Stadium Street

   The North-South Street extending south from the western end of the Syria Street is named as the Stadium Street for it extends towards it. That this street joins the Syria Street in front of the Nymphaeum of Caracalla suggests it was also built with a Doric façade in the reign of Domitian (r. 81-96) during the proconsulship S. Iulius Frontinus in 84-85. The street is paved with large travertine blocks. It ascends southwards due to terrain; thus, the sewage coming from the civic and public buildings on both flanks were joined into the main channel extending along its axis and flowing northward. The porticoes flanking the Stadium Street are one or two steps higher from the street.
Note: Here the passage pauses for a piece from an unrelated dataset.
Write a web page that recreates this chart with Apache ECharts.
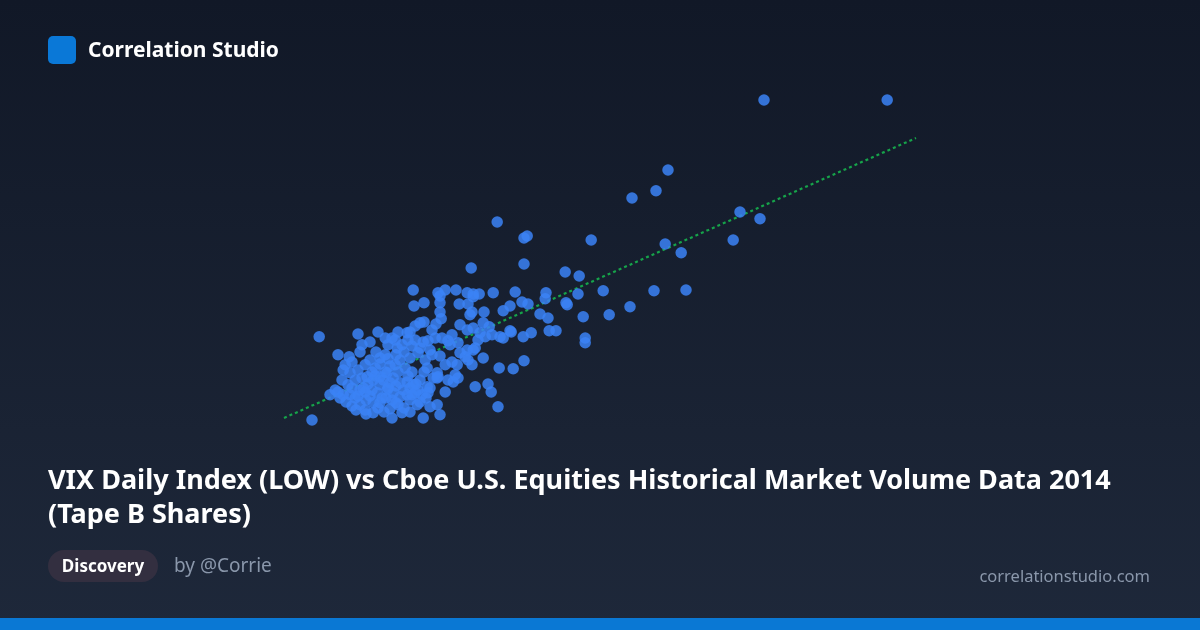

Their roofs were carried with a system of columns and piers standing on a stylobate. Stadium Street was planned together with the main arteries of the city. This street communicates with the West Theatre, North (Sacred) Agora, Stadium, South Baths, Ephesus Street and Portico. Its extension toward the West Theatre was blocked in the fifth-sixth centuries terminating it at the Syria Street. The street houses multiple areas of use for the public and civic architecture – e.g. Central Baths, Nymphaeum of Caracalla, Nymphaeum B, Latrina, water tanks and shops.

      Coins uncovered on the surface of the street and porticoes indicate that it was in intensive use from the second through the first half of the seventh century AD.